──────── Recorded data

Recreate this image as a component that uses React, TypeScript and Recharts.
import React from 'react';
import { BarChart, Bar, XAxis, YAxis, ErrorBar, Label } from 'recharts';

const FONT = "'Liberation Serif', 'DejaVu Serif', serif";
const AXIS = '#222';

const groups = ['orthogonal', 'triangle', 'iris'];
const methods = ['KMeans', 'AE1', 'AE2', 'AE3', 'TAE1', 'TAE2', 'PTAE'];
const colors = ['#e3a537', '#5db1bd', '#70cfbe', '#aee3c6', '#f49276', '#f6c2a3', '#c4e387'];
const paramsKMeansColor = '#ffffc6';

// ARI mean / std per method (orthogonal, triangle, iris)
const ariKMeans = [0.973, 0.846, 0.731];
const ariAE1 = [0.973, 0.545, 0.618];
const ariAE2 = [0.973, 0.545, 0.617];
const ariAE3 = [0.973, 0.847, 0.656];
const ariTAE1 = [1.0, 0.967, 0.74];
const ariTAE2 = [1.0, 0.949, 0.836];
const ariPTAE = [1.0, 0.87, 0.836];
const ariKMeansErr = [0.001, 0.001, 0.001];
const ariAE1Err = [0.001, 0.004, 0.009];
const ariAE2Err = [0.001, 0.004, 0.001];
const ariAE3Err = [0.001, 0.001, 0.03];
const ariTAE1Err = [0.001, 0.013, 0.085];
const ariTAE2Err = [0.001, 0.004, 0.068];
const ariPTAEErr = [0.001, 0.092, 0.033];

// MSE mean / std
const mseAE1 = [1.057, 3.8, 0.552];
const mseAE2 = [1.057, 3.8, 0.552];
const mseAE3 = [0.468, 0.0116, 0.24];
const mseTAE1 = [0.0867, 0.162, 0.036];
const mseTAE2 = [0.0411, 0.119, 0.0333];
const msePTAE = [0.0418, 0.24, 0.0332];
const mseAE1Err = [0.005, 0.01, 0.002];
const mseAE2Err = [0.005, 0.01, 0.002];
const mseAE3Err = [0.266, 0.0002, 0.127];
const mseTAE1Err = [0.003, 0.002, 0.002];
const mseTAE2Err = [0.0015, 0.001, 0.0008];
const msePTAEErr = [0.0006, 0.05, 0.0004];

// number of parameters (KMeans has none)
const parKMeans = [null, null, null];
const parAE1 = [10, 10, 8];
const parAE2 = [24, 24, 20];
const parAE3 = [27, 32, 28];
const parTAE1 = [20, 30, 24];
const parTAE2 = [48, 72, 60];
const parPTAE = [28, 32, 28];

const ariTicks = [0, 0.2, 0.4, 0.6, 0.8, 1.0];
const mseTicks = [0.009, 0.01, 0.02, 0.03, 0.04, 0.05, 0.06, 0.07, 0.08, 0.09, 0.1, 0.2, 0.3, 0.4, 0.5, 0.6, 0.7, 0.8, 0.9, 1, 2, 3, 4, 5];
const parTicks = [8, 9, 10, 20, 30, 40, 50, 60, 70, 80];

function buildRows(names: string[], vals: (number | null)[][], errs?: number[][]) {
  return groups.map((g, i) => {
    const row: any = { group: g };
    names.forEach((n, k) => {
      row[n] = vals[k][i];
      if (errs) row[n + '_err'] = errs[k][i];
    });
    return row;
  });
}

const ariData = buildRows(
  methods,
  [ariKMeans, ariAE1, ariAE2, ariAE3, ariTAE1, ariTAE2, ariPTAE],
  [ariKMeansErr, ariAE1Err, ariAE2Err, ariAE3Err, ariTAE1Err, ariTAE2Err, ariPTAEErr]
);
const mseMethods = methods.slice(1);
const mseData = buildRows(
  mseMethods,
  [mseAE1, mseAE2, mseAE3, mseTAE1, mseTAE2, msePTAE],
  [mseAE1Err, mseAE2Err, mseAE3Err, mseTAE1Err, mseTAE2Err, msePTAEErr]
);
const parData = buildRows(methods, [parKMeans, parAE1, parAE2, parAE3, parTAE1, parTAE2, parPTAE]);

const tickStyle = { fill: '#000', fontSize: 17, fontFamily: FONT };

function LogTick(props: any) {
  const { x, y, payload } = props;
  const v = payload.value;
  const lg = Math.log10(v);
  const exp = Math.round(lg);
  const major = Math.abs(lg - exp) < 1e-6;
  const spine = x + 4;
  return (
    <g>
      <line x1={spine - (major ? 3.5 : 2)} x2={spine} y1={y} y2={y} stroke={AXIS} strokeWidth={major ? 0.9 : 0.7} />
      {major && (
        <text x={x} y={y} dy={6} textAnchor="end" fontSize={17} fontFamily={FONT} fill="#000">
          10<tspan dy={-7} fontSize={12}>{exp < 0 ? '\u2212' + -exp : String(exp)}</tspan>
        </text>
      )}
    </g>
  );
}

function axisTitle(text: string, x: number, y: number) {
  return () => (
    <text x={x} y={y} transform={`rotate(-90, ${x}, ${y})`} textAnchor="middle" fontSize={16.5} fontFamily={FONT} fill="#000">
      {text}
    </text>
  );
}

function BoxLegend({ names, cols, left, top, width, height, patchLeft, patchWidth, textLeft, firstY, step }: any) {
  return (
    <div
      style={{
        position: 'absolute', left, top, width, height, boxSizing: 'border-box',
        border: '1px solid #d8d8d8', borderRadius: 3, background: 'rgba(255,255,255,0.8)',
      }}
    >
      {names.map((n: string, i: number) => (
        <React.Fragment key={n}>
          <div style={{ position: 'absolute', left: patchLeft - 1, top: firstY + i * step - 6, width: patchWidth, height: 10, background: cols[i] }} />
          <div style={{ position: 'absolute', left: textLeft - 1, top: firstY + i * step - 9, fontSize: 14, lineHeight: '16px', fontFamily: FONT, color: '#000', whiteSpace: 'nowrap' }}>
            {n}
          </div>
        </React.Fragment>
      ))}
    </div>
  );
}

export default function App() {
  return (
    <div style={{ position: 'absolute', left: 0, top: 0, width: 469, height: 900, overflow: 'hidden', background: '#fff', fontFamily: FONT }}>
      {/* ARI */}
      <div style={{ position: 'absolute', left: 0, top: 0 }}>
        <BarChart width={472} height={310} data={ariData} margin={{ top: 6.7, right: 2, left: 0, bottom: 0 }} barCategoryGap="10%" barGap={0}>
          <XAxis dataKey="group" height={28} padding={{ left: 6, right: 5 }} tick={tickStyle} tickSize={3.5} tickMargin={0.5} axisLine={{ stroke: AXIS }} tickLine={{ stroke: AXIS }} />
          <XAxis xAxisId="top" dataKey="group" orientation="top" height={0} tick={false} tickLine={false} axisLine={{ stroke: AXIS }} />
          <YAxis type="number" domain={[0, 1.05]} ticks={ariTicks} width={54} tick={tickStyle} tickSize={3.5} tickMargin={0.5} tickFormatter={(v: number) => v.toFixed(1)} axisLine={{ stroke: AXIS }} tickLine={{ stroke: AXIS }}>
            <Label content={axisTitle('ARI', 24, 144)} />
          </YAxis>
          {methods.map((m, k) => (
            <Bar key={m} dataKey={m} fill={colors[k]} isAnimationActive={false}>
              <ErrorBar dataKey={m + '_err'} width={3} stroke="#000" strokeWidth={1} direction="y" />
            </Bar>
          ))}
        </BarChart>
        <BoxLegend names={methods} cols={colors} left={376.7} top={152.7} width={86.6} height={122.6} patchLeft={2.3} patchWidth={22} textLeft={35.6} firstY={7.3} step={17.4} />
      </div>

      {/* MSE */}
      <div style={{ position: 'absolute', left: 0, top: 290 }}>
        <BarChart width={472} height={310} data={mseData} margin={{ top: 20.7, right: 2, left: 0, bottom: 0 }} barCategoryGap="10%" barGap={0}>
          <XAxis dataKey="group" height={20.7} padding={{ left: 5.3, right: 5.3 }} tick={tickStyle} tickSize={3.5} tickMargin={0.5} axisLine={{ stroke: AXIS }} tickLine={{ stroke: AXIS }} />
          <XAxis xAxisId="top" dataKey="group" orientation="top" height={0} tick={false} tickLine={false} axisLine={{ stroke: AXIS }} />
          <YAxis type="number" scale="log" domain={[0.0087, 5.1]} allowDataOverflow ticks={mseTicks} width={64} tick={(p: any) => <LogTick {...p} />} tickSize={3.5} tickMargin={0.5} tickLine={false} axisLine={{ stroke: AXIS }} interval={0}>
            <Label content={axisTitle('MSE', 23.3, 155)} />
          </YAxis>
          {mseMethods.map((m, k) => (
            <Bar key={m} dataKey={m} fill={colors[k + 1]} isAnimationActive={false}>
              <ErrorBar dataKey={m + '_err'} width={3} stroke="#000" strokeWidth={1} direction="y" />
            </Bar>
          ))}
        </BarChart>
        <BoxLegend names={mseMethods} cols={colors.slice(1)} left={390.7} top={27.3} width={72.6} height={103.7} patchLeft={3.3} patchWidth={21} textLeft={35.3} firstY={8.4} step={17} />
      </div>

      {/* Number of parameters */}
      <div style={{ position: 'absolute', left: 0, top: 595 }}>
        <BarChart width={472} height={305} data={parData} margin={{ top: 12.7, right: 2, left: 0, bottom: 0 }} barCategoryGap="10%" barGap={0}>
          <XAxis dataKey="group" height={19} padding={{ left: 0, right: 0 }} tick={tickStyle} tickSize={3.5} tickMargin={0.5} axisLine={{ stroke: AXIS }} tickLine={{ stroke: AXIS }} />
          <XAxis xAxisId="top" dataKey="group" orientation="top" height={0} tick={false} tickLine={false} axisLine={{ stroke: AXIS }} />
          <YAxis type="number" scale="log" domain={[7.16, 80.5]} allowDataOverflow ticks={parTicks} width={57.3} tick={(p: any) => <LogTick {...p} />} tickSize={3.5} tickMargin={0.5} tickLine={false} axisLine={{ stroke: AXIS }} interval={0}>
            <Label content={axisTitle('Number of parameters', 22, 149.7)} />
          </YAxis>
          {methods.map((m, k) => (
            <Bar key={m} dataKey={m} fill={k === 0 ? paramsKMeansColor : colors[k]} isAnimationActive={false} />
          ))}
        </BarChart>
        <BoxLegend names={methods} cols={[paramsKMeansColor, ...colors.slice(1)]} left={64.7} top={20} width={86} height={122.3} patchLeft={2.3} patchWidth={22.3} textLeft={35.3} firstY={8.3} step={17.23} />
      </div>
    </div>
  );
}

────────────────

Work to be completed —
Starting at the first line of the material above, reproduce each line exactly up to and including the line with "const AXIS = '#222';".

Solution —
Recreate this image as a component that uses React, TypeScript and Recharts.
import React from 'react';
import { BarChart, Bar, XAxis, YAxis, ErrorBar, Label } from 'recharts';

const FONT = "'Liberation Serif', 'DejaVu Serif', serif";
const AXIS = '#222';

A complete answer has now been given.